Within the Snohomish Basin, the NWS has river forecast points on the Tolt, Snoqualmie, Skykomish and Snohomish rivers. Prior to the first event, flooding was initially forecasted for these rivers because the heavy precipitation fetch was forecasted to extend south over the basin. The heavy rains did not drop that far south, causing river flows to be over forecasted for the October 17^th event. The opposite situation occurred during the October 21^st event. Initial forecasts did not indicate that high flows would occur within the basin. Precipitation ended up falling at a much greater intensity and longer duration than was forecasted causing the NWRFC to update forecasts showing river stage levels going above flood stage.

Olympic Peninsula

Peak stage forecasts for the Skokomish River near Potlatch indicated that severe flooding was eminent two days prior to the first event. Major flooding was forecasted for both events, though the October 17^th event fell shy of major flood stage by a few tenths of a foot.

Forecasts for the Elwha River were much lower than the observed peaks during both events.

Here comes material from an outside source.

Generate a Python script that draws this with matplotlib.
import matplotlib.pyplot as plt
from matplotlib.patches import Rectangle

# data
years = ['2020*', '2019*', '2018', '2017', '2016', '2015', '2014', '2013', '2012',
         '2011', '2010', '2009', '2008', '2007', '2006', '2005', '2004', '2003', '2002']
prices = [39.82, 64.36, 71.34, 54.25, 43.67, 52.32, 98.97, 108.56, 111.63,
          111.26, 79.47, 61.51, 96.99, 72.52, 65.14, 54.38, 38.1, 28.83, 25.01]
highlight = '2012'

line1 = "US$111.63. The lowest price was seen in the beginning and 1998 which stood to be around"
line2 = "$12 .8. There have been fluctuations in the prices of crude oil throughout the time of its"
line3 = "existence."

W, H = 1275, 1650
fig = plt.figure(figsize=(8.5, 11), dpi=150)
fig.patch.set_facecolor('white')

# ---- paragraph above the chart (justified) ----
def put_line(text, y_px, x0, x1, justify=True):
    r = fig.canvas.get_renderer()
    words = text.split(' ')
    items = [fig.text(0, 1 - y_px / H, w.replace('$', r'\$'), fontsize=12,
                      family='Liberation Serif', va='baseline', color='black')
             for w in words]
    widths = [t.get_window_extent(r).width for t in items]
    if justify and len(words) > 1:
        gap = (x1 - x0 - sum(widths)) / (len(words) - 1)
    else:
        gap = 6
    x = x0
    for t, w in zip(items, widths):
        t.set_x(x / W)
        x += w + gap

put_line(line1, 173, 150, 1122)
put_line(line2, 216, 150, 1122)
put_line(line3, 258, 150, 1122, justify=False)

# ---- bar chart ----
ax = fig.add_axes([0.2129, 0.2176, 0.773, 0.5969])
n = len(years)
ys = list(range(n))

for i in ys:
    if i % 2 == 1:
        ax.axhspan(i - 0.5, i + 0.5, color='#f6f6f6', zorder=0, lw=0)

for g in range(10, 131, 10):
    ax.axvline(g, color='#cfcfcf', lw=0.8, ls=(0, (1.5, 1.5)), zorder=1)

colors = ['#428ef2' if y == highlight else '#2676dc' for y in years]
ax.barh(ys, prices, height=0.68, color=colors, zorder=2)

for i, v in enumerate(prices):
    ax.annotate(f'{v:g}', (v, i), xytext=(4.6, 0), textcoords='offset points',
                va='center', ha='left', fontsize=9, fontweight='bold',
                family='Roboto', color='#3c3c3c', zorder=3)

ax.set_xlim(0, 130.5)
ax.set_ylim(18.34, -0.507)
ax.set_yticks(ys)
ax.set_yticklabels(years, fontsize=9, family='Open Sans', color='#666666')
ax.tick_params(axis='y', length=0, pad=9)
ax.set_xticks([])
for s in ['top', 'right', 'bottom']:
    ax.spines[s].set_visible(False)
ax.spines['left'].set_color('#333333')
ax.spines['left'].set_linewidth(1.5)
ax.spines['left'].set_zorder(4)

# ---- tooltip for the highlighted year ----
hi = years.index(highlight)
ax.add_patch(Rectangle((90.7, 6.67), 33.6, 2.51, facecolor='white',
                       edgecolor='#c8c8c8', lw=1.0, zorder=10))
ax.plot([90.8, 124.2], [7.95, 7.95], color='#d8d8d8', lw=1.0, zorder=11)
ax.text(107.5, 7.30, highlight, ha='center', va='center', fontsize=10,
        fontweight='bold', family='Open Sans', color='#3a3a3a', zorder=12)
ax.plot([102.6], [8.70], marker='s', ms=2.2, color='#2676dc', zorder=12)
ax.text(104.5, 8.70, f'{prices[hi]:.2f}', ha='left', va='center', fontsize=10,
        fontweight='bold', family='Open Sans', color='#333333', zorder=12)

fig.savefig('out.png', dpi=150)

The Elwha Basin is located on the north side of the Olympic Mountains, but the QPS forecast points, Aberdeen and Quillayute, for this basin are located on the west coast of the peninsula. During this event precipitation in the Elwha Basin was not accurately forecasted by those sites. As a result both flood and major flood forecasts were only predicted after stream flow data showed that the river was rising much faster than forecasted.

Chehalis River Basin

Heavy precipitation was confined to the northern portion of the Chehalis Basin, primarily the Wynochee and Satsop basins. Like the Snohomish Basin, the October 21^st event was larger than forecasted because the fetch of heavy precipitation slipped farther south than forecasted.